A standards geek knows that “consensus is general agreement—not necessarily unanimity.” Recently, a NEMA member commented publicly on standards development, collaboration, and the “80/20 rule,” which generally states that: 80% of effects are generated by 20% of causes, or, conversely, that 20% of effects are generated by 80% of causes.

For standards development, the NEMA member observed that “…an inordinate amount of time goes into what to do with that rarely occurring 20%...” The NEMA member continued, saying that “Our standards definition process is too cumbersome because it attempts to do everything by consensus and encompass everything at once.”

Consensus-based processes are inherently cumbersome; however, a better alternative is to rely on that portion of consensus identified as “not necessarily unanimity.” Standards geeks also know that standards are:

  • Developed by those who show up with a shovel to do the hard work—not necessarily those who choose to limit their participation to attendance and discussion;
  • Completed by those who keep their eyes on the prize, recognizing that “done” is that point where necessary and sufficient elements are addressed and generally accepted; and
  • Adopted when a majority is in agreement, often well before the remaining 20% of corner cases (real or imagined) is identified, explored endlessly, addressed, and accepted unanimously.

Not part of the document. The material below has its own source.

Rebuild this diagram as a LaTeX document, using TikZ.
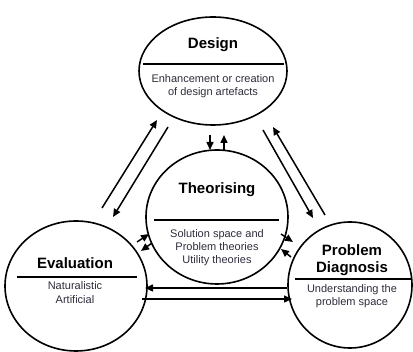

Effective standards developing organizations (SDOs) strike a necessary balance where the 80% is addressed in the standard, a majority agrees, and the marketplace is ready to implement. At one point, this standards geek was asked whether or not I wanted a standard in development to be “perfect.” My response was, and remains “no, Not perfect—complete, correct, and done is sufficient.” Any SDO can proudly apply that benchmark to standards development.